Report #30002
[frontier] Agent loses strategic reasoning \('why'\) while retaining factual history \('what'\) after context compression/summarization
Apply 'Chain-of-Thought Preservation' during summarization: use a two-pass approach where you first extract and preserve the reasoning chains \(the 'therefore' connections\) in a separate buffer, then summarize facts, then re-integrate reasoning with the summary
Journey Context:
When context windows fill, standard truncation or naive summarization treats all tokens as equally compressible. However, 'Chain-of-Thought' research shows that reasoning traces \(the intermediate steps connecting observations to conclusions\) are structurally different from factual observations.

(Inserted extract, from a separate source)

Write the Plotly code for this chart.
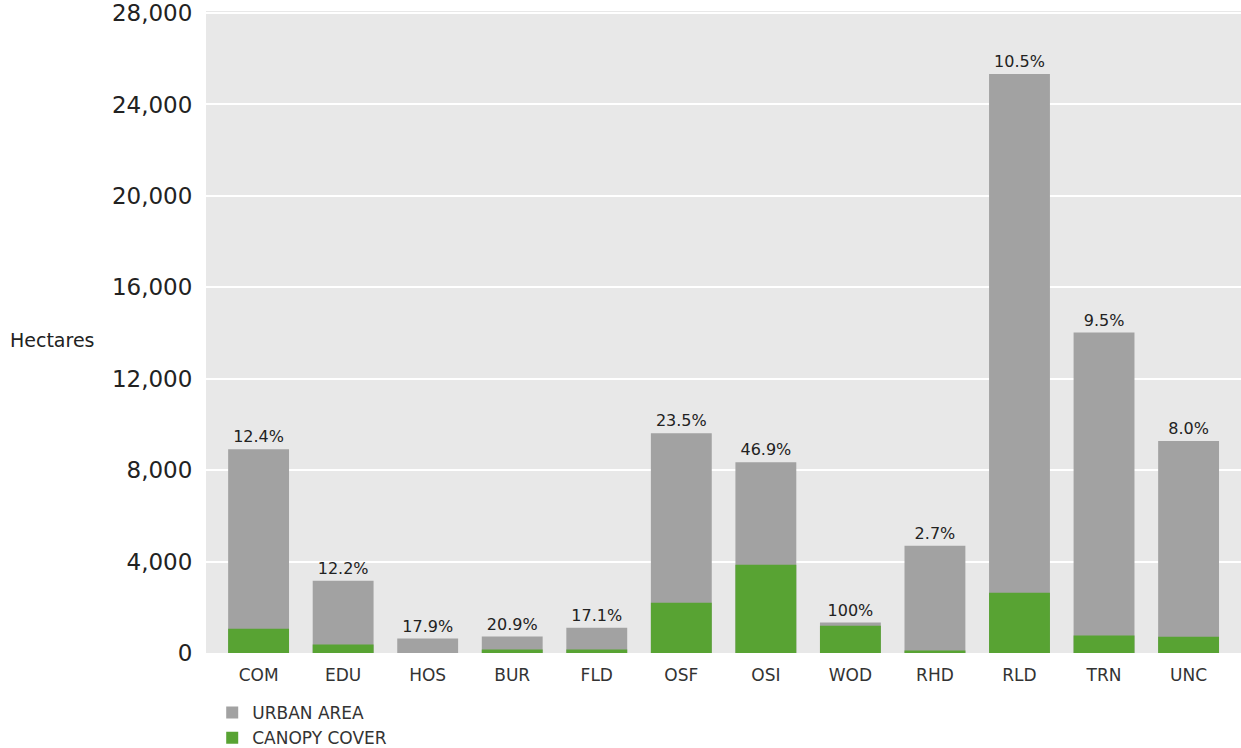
import plotly.graph_objects as go

categories = ["COM", "EDU", "HOS", "BUR", "FLD", "OSF", "OSI", "WOD", "RHD", "RLD", "TRN", "UNC"]
urban_area = [8920, 3160, 630, 720, 1110, 9620, 8350, 1330, 4690, 25330, 14020, 9280]
canopy_cover = [1065, 370, None, 150, 150, 2200, 3860, 1195, 105, 2640, 765, 715]
pct_labels = ["12.4%", "12.2%", "17.9%", "20.9%", "17.1%", "23.5%", "46.9%", "100%", "2.7%", "10.5%", "9.5%", "8.0%"]
y_ticks = [0, 4000, 8000, 12000, 16000, 20000, 24000, 28000]

FONT = "DejaVu Sans"

fig = go.Figure()
fig.add_trace(go.Bar(
    x=categories, y=urban_area, name="URBAN AREA",
    marker=dict(color="#a2a2a2", line=dict(width=0)), width=0.72,
    text=pct_labels, textposition="outside", cliponaxis=False,
    textfont=dict(family=FONT, size=16, color="#222222"),
    hoverinfo="x+y",
))
fig.add_trace(go.Bar(
    x=categories, y=canopy_cover, name="CANOPY COVER",
    marker=dict(color="#58a333", line=dict(width=0)), width=0.72,
    hoverinfo="x+y",
))

fig.update_layout(
    width=1241, height=748,
    barmode="overlay",
    paper_bgcolor="white", plot_bgcolor="#e8e8e8",
    margin=dict(l=206, r=0, t=11, b=95, autoexpand=False),
    font=dict(family=FONT, color="#222222"),
    showlegend=True,
    legend=dict(
        xref="container", yref="container",
        x=0.171, y=1 - 695 / 748, xanchor="left", yanchor="top",
        orientation="v", traceorder="normal",
        font=dict(family=FONT, size=17, color="#333333"),
        bgcolor="rgba(0,0,0,0)", itemclick=False,
    ),
    xaxis=dict(
        range=[-0.622, 11.62], showgrid=False, zeroline=False, automargin=False,
        tickfont=dict(family=FONT, size=17, color="#333333"),
        ticks="outside", ticklen=7, tickcolor="rgba(0,0,0,0)", showline=False,
    ),
    yaxis=dict(
        range=[0, 28090], tickvals=y_ticks, tickformat=",d", automargin=False,
        gridcolor="white", gridwidth=2, zeroline=False, showline=False,
        tickfont=dict(family=FONT, size=23, color="#222222"),
        ticks="outside", ticklen=8, tickcolor="rgba(0,0,0,0)",
    ),
    annotations=[dict(
        text="Hectares", xref="paper", yref="paper",
        x=-0.191, y=0.487, xanchor="left", yanchor="middle",
        showarrow=False, font=dict(family=FONT, size=19, color="#222222"),
    )],
)

fig.write_html(
    "out.html",
    config={"displayModeBar": False},
    post_script="document.body.style.margin='0';document.body.style.overflow='hidden';",
)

Factual content \('The user wants a React app'\) compresses well into 'User requested React app'. However, strategic reasoning \('I chose React because the user needs SSR, therefore...'\) loses its causal links when compressed, becoming 'React was chosen for SSR'—a fact without the decision logic. In long sessions, this creates 'zombie agents' that execute patterns from 20 turns ago without understanding why. Early fixes tried to keep 'full history' but that's impossible with fixed context windows. The breakthrough was recognizing that reasoning must be preserved with higher fidelity than facts. By structuring the compression pipeline to identify and protect causal connectors \('because', 'therefore', 'to avoid X'\), we maintain the strategic layer. This aligns with the finding that CoT reasoning is fragile and requires explicit preservation mechanisms.
⚠ Workarounds are unverified - always check before running. Confirmations show what worked for others, not a safety guarantee.